Quantifying the Influence of Stand Spatial Structure and Species Composition on Forest Growth and Regeneration Patterns
NSRC researchers examined effects of forest thinning treatments on forest stand and individual-tree growth and on changes in forest structure. Researchers also assessed how distance from forwarder (machinery that carries logs) trails influences individual-tree growth. They used measurements from six spruce-fir study locations across northern Maine that were not thinned until the study was initiated ten years ago. Thinning treatments included a non-thinned control and combinations of thinning method (low, dominant, or crown) and level of relative tree density reduction (33% or 50%). Researchers mapped tree stems and measured tree diameters annually for ten post-treatment years.
Post-treatment tree mortality over the 10 years was especially high in the crown and dominant thinning treatments (36-62%). Dead trees were mostly smaller in comparison to live residual trees. Medium-aged suppressed and intermediate balsam fir and red spruce trees released in the dominant thinning treatments proved to be highly responsive to newly available growing space.
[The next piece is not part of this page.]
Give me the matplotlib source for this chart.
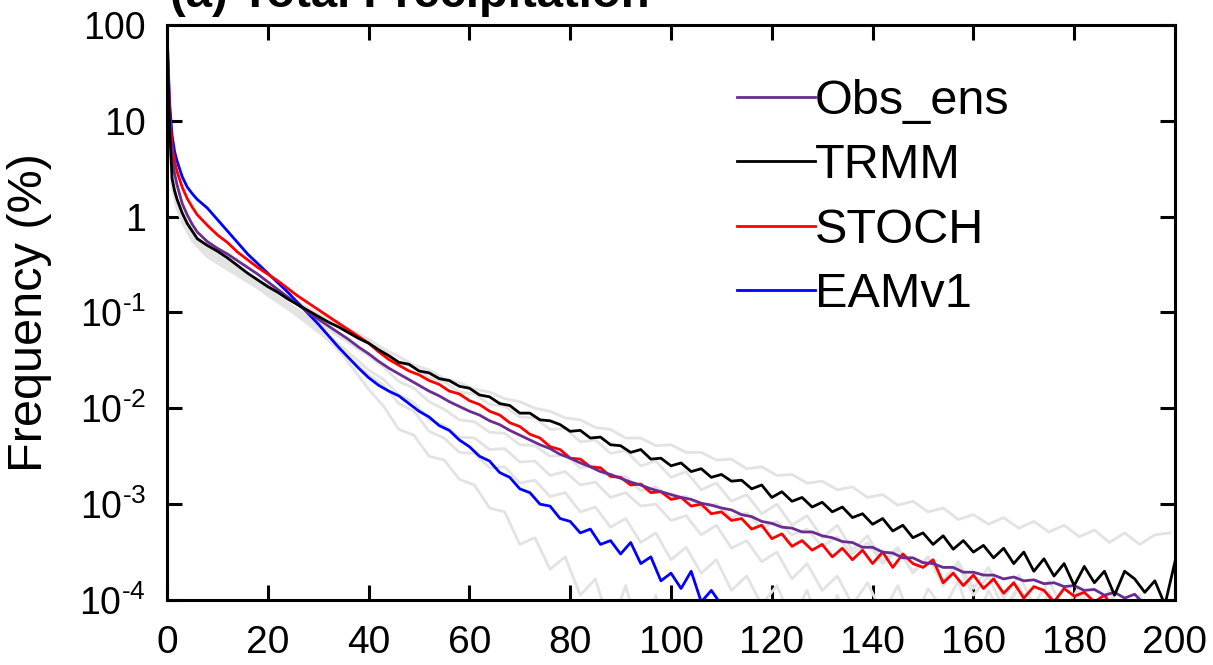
import numpy as np
import matplotlib
matplotlib.use("Agg")
import matplotlib.pyplot as plt
from matplotlib.ticker import FixedLocator, NullLocator

# ---------------- data (log10 of frequency in %) ----------------
# precipitation bins (mm/day)
bin_head = [0, 0.5, 1, 1.5, 2, 3, 4, 5, 6, 8, 10, 12, 14, 16, 18, 20, 22, 24,
            26, 28, 30, 32, 34, 36, 38, 40]
bin_tail = np.arange(42, 201, 2)

trmm_head = [1.85, 0.95, 0.40, 0.27, 0.18, 0.04, -0.07, -0.15, -0.23, -0.30,
             -0.36, -0.43, -0.51, -0.59, -0.66, -0.73, -0.79, -0.86, -0.92,
             -0.98, -1.04, -1.10, -1.15, -1.21, -1.27, -1.32]
trmm_tail = [-1.39, -1.45, -1.52, -1.54, -1.61, -1.63, -1.69, -1.71, -1.77, -1.79,
             -1.86, -1.88, -1.95, -1.97, -2.05, -2.05, -2.12, -2.13, -2.17, -2.24,
             -2.23, -2.31, -2.30, -2.38, -2.39, -2.46, -2.43, -2.53, -2.52, -2.60,
             -2.57, -2.66, -2.63, -2.72, -2.69, -2.76, -2.75, -2.84, -2.80, -2.93,
             -2.87, -2.97, -2.93, -3.03, -2.98, -3.08, -3.03, -3.14, -3.10, -3.21,
             -3.15, -3.28, -3.22, -3.35, -3.30, -3.42, -3.33, -3.47, -3.38, -3.50,
             -3.43, -3.56, -3.46, -3.62, -3.50, -3.70, -3.57, -3.75, -3.62, -3.85,
             -3.65, -3.82, -3.70, -3.95, -3.70, -3.78, -3.92, -3.80, -4.05, -3.60]

stoch_head = [1.95, 1.10, 0.75, 0.58, 0.47, 0.31, 0.19, 0.10, 0.02, -0.09,
              -0.19, -0.27, -0.37, -0.45, -0.53, -0.60, -0.67, -0.75, -0.83,
              -0.90, -0.97, -1.04, -1.11, -1.18, -1.25, -1.32]
stoch_tail = [-1.41, -1.49, -1.55, -1.61, -1.65, -1.71, -1.75, -1.82, -1.85, -1.92,
              -1.96, -2.03, -2.07, -2.15, -2.19, -2.27, -2.31, -2.40, -2.43, -2.52,
              -2.53, -2.61, -2.62, -2.71, -2.72, -2.80, -2.79, -2.88, -2.87, -2.95,
              -2.93, -3.02, -3.00, -3.10, -3.08, -3.17, -3.15, -3.26, -3.22, -3.36,
              -3.31, -3.44, -3.38, -3.48, -3.42, -3.55, -3.46, -3.58, -3.48, -3.62,
              -3.50, -3.66, -3.52, -3.62, -3.66, -3.58, -3.82, -3.72, -3.85, -3.74,
              -3.88, -3.78, -3.93, -3.82, -3.98, -3.86, -3.90, -4.02, -3.88, -3.96,
              -3.92, -4.02, -3.95, -4.10, -4.40]

obs_head = [1.85, 1.00, 0.62, 0.45, 0.33, 0.14, 0.02, -0.08, -0.16, -0.26,
            -0.33, -0.39, -0.46, -0.53, -0.60, -0.68, -0.76, -0.84, -0.92,
            -1.00, -1.07, -1.14, -1.21, -1.28, -1.36, -1.43]
obs_tail = [-1.51, -1.58, -1.64, -1.70, -1.76, -1.82, -1.87, -1.93, -1.98, -2.03,
            -2.07, -2.13, -2.17, -2.23, -2.28, -2.33, -2.38, -2.42, -2.48, -2.52,
            -2.57, -2.61, -2.66, -2.69, -2.73, -2.77, -2.80, -2.84, -2.87, -2.90,
            -2.93, -2.95, -2.99, -3.01, -3.04, -3.06, -3.11, -3.13, -3.18, -3.20,
            -3.24, -3.25, -3.29, -3.29, -3.33, -3.35, -3.39, -3.40, -3.45, -3.45,
            -3.50, -3.51, -3.56, -3.56, -3.61, -3.62, -3.66, -3.66, -3.71, -3.71,
            -3.74, -3.74, -3.78, -3.76, -3.80, -3.79, -3.83, -3.82, -3.86, -3.85,
            -3.90, -3.89, -3.95, -3.92, -3.98, -3.94, -4.05, -4.10]

eam_head = [1.95, 1.20, 0.85, 0.68, 0.58, 0.42, 0.31, 0.24, 0.18, 0.09,
            -0.03, -0.15, -0.27, -0.39, -0.49, -0.59, -0.69, -0.79, -0.90,
            -1.01, -1.12, -1.24, -1.36, -1.47, -1.58, -1.68]
eam_tail = [-1.76, -1.82, -1.87, -1.95, -2.03, -2.09, -2.18, -2.23, -2.33, -2.40,
            -2.50, -2.55, -2.67, -2.72, -2.84, -2.88, -3.00, -3.02, -3.15, -3.18,
            -3.30, -3.26, -3.42, -3.38, -3.52, -3.40, -3.62, -3.55, -3.80, -3.72,
            -3.88, -3.70, -4.02, -3.90, -4.05, -4.30]

# individual observational datasets (grey)
grey_bin_head = [0, 1, 2, 3, 5, 8, 12, 16, 20, 25, 30, 35, 40]
grey_bin_tail = np.arange(43, 200, 3)

grey1_head = [1.80, 0.38, 0.14, 0.00, -0.19, -0.34, -0.47, -0.61, -0.73, -0.87, -1.01, -1.14, -1.28]
grey1_tail = [-1.38, -1.46, -1.55, -1.60, -1.69, -1.73, -1.80, -1.83, -1.90, -1.93,
              -2.00, -2.03, -2.10, -2.12, -2.20, -2.22, -2.31, -2.31, -2.39, -2.38,
              -2.46, -2.46, -2.54, -2.53, -2.63, -2.61, -2.70, -2.69, -2.78, -2.76,
              -2.85, -2.82, -2.93, -2.90, -3.01, -2.97, -3.08, -3.04, -3.16, -3.11,
              -3.21, -3.14, -3.25, -3.18, -3.29, -3.22, -3.34, -3.27, -3.40, -3.30,
              -3.42, -3.32, -3.30]
grey2_head = [1.80, 0.42, 0.16, 0.02, -0.17, -0.33, -0.45, -0.60, -0.72, -0.88, -1.02, -1.16, -1.31]
grey2_tail = [-1.40, -1.52, -1.57, -1.68, -1.72, -1.83, -1.85, -1.96, -1.98, -2.09,
              -2.10, -2.22, -2.21, -2.35, -2.33, -2.47, -2.44, -2.60, -2.55, -2.72,
              -2.66, -2.85, -2.78, -2.97, -2.90, -3.10, -3.00, -3.22, -3.12, -3.35,
              -3.22, -3.48, -3.33, -3.60, -3.45, -3.72, -3.55, -3.85, -3.64, -3.95,
              -3.75, -4.10, -3.85, -4.20, -3.92, -4.30, -4.00, -4.40, -4.10, -4.50,
              -4.20, -4.60, -4.60]
grey3_head = [1.80, 0.42, 0.17, 0.03, -0.16, -0.33, -0.47, -0.62, -0.76, -0.94, -1.11, -1.28, -1.45]
grey3_tail = [-1.57, -1.72, -1.79, -1.93, -2.01, -2.12, -2.14, -2.25, -2.26, -2.38,
              -2.39, -2.50, -2.49, -2.62, -2.60, -2.72, -2.71, -2.86, -2.82, -2.93,
              -2.92, -3.04, -3.00, -3.14, -3.09, -3.25, -3.18, -3.32, -3.26, -3.44,
              -3.34, -3.52, -3.40, -3.62, -3.48, -3.70, -3.55, -3.80, -3.60, -3.88,
              -3.66, -3.98, -3.74, -4.05, -3.80, -4.12, -3.86, -4.20, -3.90, -4.25,
              -3.95, -4.30, -4.05]
grey4_head = [1.75, 0.36, 0.12, -0.02, -0.20, -0.36, -0.50, -0.64, -0.77, -0.95, -1.15, -1.37, -1.60]
grey4_tail = [-1.70, -1.86, -1.94, -2.12, -2.18, -2.30, -2.31, -2.43, -2.42, -2.56,
              -2.55, -2.70, -2.66, -2.80, -2.77, -2.93, -2.88, -3.02, -3.00, -3.17,
              -3.12, -3.32, -3.22, -3.46, -3.38, -3.60, -3.50, -3.78, -3.62, -3.90,
              -3.75, -4.05, -3.82, -4.15, -3.85, -4.25, -3.88, -4.10, -3.80, -4.30,
              -3.90, -4.20, -3.85, -4.40, -3.95, -4.30, -3.92, -4.50, -4.00, -4.40,
              -4.05, -4.60, -4.20]
grey5_head = [1.70, 0.33, 0.10, -0.04, -0.22, -0.38, -0.52, -0.67, -0.82, -1.00, -1.20, -1.42, -1.65]
grey5_tail = [-1.76, -1.95, -2.03, -2.24, -2.31, -2.46, -2.47, -2.62, -2.61, -2.78,
              -2.75, -2.92, -2.88, -3.08, -3.03, -3.24, -3.15, -3.40, -3.30, -3.58,
              -3.45, -3.72, -3.58, -3.90, -3.75, -4.05, -3.85, -4.20, -3.90, -4.35,
              -3.95, -4.40, -4.00, -4.50, -4.05, -4.60, -4.10, -4.70, -4.20, -4.80,
              -4.30, -4.90, -4.40, -5.00]
grey6_head = [1.70, 0.33, 0.08, -0.06, -0.25, -0.42, -0.55, -0.68, -0.80, -0.98, -1.18, -1.45, -1.80]
grey6_tail = [-1.98, -2.22, -2.28, -2.50, -2.54, -2.74, -2.80, -3.04, -3.08, -3.42,
              -3.35, -3.68, -3.55, -3.95, -3.78, -4.30, -3.85, -4.40, -3.95, -4.50,
              -4.60, -5.00]

legend_labels = ["Obs_ens", "TRMM", "STOCH", "EAMv1"]
x_ticks = [0, 20, 40, 60, 80, 100, 120, 140, 160, 180, 200]
y_ticks = [1e-4, 1e-3, 1e-2, 1e-1, 1, 10, 100]
y_tick_labels = ["$\\mathregular{10^{\u2010" + "4}}$", "$\\mathregular{10^{\u2010" + "3}}$",
                 "$\\mathregular{10^{\u2010" + "2}}$", "$\\mathregular{10^{\u2010" + "1}}$",
                 "1", "10", "100"]
title_text = "(a) Total Precipitation"
y_label = "Frequency (%)"

# ---------------- styling ----------------
plt.rcParams["font.family"] = ["Liberation Sans", "DejaVu Sans"]
plt.rcParams["mathtext.fontset"] = "custom"
plt.rcParams["mathtext.rm"] = "Liberation Sans"
plt.rcParams["mathtext.it"] = "Liberation Sans:italic"
plt.rcParams["mathtext.bf"] = "Liberation Sans:bold"

W, H = 1213, 665
fig = plt.figure(figsize=(W / 100, H / 100), dpi=100)
ax = fig.add_axes([167 / W, 1 - 600 / H, (1175 - 167) / W, (600 - 25) / H])


def series(xh, xt, yh, yt):
    x = np.concatenate([np.asarray(xh, float), np.asarray(xt, float)[:len(yt)]])
    y = 10.0 ** np.concatenate([np.asarray(yh, float), np.asarray(yt, float)])
    return x, y


grey_col = "#E3E3E3"
for gh, gt in [(grey1_head, grey1_tail), (grey2_head, grey2_tail),
               (grey3_head, grey3_tail), (grey4_head, grey4_tail),
               (grey5_head, grey5_tail), (grey6_head, grey6_tail)]:
    gx, gy = series(grey_bin_head, grey_bin_tail, gh, gt)
    ax.plot(gx, gy, color=grey_col, lw=2.0, solid_joinstyle="round")

lw = 2.0
x, y = series(bin_head, bin_tail, eam_head, eam_tail)
l_eam, = ax.plot(x, y, color="#0000FF", lw=lw)
x, y = series(bin_head, bin_tail, stoch_head, stoch_tail)
l_stoch, = ax.plot(x, y, color="#FF0000", lw=lw)
x, y = series(bin_head, bin_tail, obs_head, obs_tail)
l_obs, = ax.plot(x, y, color="#6B2C91", lw=lw)
x, y = series(bin_head, bin_tail, trmm_head, trmm_tail)
l_trmm, = ax.plot(x, y, color="#000000", lw=lw)

ax.set_yscale("log")
ax.set_xlim(0, 200)
ax.set_ylim(1e-4, 100)

ax.xaxis.set_major_locator(FixedLocator(x_ticks))
ax.xaxis.set_minor_locator(NullLocator())
ax.set_yticks(y_ticks)
ax.set_yticklabels(y_tick_labels)
ax.yaxis.set_minor_locator(NullLocator())

ax.tick_params(axis="both", which="major", direction="in", length=11, width=2.2,
               top=True, right=True, color="black")
ax.tick_params(axis="x", labelsize=28, pad=18)
ax.tick_params(axis="y", labelsize=27, pad=15)
for s in ax.spines.values():
    s.set_linewidth(2.2)

ax.set_ylabel(y_label, fontsize=35)
ax.yaxis.set_label_coords(-0.114, 0.5)

fig.text(170 / W, 1 - 7 / H, title_text, fontsize=34, fontweight="bold",
         ha="left", va="baseline")

leg = ax.legend([l_obs, l_trmm, l_stoch, l_eam], legend_labels,
                loc="upper left", bbox_to_anchor=(0.5655, 0.906),
                frameon=False, fontsize=35, handlelength=1.6,
                handletextpad=0.0, labelspacing=0.4, borderpad=0.0,
                borderaxespad=0.0)

fig.savefig("out.png", dpi=100)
This finding seems to justify harvest of the largest trees and release of lower canopy trees to promote their development in this forest ecosystem. Forwarder trails increased growth of individual trees up to a trail distance of approximately five meters from the trees.
Although high numbers of trees died in some of the thinned stands, tree growth rates in the low thinning treatments remained at relatively high levels throughout the study period. This suggests there is plenty of ongoing productivity potential in stands that were significantly less structurally modified by thinning. Commercial thinning can substantially alter within-stand dynamics and these alterations may vary with thinning method and intensity.